The nation is in the midst of a debate over gun control and to a lesser extent, mental health issues, stemming from another school shooting. Not to diminish those two issues, researcher Bradford Wilcox points out that nearly every shooting over the last year in Wikipedia’s “list of U.S. school attacks” involved a young man whose parents divorced or never married in the first place.
Wilcox, writes:
“As the nation seeks to make sense of these senseless shootings, we must also face the uncomfortable truth that turmoil at home all too often accounts for the turmoil we end up seeing spill onto our streets and schools.

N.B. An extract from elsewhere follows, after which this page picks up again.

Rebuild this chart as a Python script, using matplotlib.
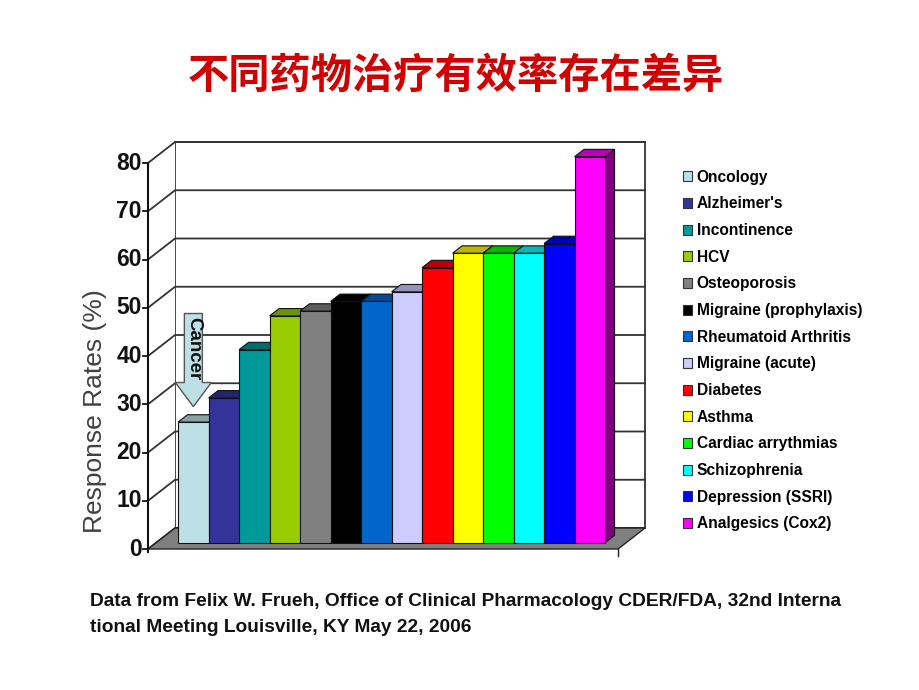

The social scientific evidence about the connection between violence and broken homes could not be clearer.” Boys living in single mother homes are almost twice as likely to end up delinquent compared to boys who enjoy good relationships with their father. Harvard sociologist Robert Sampson has written that “Family structure is one of the strongest, if not the strongest, predictor of variations in urban violence across cities in the United States.” His views are echoed by the eminent criminologists Michael Gottfredson and Travis Hirschi, who have written that “such family measures as the percentage of the population divorced, the percentage of households headed by women, and the percentage of unattached individuals in the community are among the most powerful predictors of crime rates.”
Why is fatherlessness such a big deal for our boys (almost all of these incidents involve boys)? Putting the argument positively, sociologist David Popenoe notes, “Fathers are important to their sons as role models. They are important for maintaining authority and discipline. And they are important in helping their sons to develop both self-control and feelings of empathy toward others, character traits that are found to be lacking in violent youth.
Of course, most boys who grow up in a home without their father turn out okay. They pick up the right cues from a conscientious high-school soccer coach, flourish under the watchful eye of a devoted grandfather, or benefit from the consistent discipline of a strong single mother. But every year enough fatherless boys fall prey to the ministrations of a gang or the rage induced by a high-school bully or the emotional fallout of painful divorce to end up causing real harm to themselves or the members of their communities.”